Had a good time with his family, ate lots of food, got woken up at 6am every morning by the kids because I was on the couch, met neighbor dogs that showed up on their porch, and watched fireworks from the porch! way fun.

Josh and I drove back to Eaton and then after dinner I made my way back to Columbus on Monday.  on 70W back towards Eaton there was blocked traffic for over 10 miles with random cars in the grass...I guess they drove off? For the last 20 minutes on 70E there were fireworks! I drove on the right/slow lane to watch.  Also noticed that there were a lot of car accidents..maybe there is a correlation.

Tuesday morning was orientation at ODH. Then it turns out I need paperwork which requires me to go back to Oxford to go to the social security office in Hamilton. I drove back to Oxford.  I was pretty bummed out about all of that....very annoyed...and tired...due to sleep deprivation from the past week.  Had dinner with Josh.  Took a long time for me to perk back up.

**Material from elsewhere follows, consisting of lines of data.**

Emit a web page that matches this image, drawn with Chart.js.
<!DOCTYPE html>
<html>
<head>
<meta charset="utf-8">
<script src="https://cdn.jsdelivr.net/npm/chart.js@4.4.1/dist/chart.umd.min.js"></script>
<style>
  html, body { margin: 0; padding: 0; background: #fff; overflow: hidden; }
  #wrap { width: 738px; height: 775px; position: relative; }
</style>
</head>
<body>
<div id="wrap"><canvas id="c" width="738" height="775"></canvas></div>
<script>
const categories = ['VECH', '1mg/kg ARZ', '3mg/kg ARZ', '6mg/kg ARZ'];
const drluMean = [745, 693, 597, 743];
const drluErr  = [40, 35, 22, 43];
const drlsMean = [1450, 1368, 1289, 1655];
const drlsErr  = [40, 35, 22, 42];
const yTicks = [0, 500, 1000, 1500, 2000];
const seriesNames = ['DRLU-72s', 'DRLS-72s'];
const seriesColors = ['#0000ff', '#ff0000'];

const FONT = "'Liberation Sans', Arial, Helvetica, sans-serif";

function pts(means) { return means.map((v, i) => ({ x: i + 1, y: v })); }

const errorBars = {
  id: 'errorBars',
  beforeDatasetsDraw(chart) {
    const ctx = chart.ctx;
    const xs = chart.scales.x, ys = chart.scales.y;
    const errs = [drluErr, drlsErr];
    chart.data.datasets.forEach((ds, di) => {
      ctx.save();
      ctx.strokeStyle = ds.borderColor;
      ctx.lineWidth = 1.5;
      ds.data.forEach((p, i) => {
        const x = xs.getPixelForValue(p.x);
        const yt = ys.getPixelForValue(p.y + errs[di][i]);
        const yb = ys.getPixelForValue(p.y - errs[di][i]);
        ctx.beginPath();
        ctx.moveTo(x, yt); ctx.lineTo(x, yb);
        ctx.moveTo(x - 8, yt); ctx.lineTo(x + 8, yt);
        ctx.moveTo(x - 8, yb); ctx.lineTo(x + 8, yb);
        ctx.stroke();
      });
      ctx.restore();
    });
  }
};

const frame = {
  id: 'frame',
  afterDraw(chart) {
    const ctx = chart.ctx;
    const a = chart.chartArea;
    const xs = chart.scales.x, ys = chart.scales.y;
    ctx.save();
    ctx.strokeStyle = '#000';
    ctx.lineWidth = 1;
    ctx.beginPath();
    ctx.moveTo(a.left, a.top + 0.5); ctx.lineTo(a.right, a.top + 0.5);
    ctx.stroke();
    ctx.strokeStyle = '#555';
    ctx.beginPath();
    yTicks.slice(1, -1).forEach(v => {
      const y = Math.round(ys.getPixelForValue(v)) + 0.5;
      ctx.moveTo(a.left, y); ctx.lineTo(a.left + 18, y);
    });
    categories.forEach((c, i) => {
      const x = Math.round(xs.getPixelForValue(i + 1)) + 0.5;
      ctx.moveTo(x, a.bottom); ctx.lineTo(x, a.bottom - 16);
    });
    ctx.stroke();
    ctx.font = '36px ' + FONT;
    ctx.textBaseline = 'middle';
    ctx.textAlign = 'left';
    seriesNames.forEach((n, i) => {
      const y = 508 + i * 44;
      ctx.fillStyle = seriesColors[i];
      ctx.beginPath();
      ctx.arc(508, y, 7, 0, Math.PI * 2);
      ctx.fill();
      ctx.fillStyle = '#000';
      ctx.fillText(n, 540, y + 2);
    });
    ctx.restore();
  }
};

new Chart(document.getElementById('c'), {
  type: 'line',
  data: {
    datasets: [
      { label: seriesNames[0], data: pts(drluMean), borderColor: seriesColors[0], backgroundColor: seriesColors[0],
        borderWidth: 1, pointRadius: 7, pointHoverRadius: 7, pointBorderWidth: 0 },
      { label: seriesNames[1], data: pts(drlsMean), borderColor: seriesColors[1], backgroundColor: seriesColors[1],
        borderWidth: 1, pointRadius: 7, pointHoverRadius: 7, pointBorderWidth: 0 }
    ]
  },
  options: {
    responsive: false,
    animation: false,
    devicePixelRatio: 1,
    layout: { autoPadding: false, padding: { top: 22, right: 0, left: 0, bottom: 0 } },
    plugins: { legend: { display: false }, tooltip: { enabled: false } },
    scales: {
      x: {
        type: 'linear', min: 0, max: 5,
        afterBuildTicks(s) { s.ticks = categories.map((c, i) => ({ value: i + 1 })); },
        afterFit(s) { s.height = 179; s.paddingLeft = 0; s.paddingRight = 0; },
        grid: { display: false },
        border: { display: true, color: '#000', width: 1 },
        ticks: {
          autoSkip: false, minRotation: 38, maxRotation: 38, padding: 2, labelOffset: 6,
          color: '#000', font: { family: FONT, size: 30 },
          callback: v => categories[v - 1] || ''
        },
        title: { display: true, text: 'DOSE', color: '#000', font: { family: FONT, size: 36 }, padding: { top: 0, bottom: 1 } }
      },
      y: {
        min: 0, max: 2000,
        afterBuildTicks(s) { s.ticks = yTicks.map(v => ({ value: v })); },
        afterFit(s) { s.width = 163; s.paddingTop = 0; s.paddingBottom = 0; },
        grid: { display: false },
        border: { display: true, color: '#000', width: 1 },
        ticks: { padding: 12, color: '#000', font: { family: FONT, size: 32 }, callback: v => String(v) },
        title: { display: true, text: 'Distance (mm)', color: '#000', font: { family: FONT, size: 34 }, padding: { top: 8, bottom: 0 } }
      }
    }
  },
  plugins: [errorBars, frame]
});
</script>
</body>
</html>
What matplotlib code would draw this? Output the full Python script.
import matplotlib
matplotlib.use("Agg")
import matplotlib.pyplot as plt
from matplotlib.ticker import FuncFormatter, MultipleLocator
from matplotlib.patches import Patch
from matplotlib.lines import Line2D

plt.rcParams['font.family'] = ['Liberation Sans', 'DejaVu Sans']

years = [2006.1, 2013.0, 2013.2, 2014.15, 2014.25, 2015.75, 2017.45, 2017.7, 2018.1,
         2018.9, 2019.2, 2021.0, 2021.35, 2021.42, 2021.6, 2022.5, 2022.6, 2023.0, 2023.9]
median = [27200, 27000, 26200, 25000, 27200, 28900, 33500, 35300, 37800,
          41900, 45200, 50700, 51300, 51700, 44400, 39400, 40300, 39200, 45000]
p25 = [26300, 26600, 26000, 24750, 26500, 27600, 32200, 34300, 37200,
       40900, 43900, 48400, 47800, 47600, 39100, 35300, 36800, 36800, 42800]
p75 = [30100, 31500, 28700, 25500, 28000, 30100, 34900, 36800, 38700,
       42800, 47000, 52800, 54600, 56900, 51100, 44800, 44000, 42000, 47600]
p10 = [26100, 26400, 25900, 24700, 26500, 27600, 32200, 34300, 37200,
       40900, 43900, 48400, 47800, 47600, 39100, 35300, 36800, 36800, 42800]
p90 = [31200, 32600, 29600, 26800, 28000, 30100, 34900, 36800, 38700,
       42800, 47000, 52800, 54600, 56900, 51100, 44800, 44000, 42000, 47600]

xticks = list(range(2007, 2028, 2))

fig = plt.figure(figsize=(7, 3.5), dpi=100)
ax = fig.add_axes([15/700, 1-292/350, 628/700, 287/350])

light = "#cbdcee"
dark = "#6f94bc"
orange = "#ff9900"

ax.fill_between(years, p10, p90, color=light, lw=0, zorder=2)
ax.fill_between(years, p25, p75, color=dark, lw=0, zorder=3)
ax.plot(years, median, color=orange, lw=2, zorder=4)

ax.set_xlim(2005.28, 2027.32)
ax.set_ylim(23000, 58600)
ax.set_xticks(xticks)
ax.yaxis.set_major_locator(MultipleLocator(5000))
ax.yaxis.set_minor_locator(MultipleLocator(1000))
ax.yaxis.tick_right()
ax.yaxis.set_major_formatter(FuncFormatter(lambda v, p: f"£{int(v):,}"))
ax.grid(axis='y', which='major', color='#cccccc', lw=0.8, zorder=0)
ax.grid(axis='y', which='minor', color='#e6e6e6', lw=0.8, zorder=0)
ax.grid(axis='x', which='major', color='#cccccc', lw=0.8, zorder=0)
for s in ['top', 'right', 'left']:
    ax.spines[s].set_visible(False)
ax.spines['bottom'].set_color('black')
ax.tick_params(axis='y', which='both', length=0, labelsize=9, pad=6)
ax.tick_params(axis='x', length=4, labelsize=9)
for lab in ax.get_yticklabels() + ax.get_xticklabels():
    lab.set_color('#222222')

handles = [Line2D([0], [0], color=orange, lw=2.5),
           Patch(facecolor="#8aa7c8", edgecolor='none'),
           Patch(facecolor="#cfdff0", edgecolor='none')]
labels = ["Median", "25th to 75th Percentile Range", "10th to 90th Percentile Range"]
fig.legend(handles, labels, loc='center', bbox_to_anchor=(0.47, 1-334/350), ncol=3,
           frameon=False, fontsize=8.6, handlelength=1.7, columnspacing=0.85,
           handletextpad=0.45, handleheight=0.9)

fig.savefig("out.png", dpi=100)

Wednesday morning I got everything done...then had lunch with Josh...then came back to Columbus.

While I was in Hamilton I had stopped by Advanced Auto...to get primer, sandpaper, and clear top coat to patch up rut spots....well...I think over time the car color changed a bit because now there are tacky circles of paint...and not much can be done...better than getting rust I suppose.  They remind me of my knees...and my boo boo turned scars from piggy back fail.

Went back in to ODH today to turn in paperwork. Got more hours in. I enjoy my personal computer and my cubicle-mate is nice!  Went to doc appt for annual...then got a call that paperwork didn't work out enough yet...my employment is postponed until further notice.  Am I gonna get paid for the like...12 hours I put in then?! I hope so...

At least I get to sleep in now.
HOORAYYYY!!!!

Clippers game tomorrow. I'm tired of driving. Been to Oxford 3 times in 2 weeks, Illinois 1 time. Bahhh...gas, time, and energy...


Overall good few weeks though despite all this hassle at ODH. I would like to get paid. ASAP.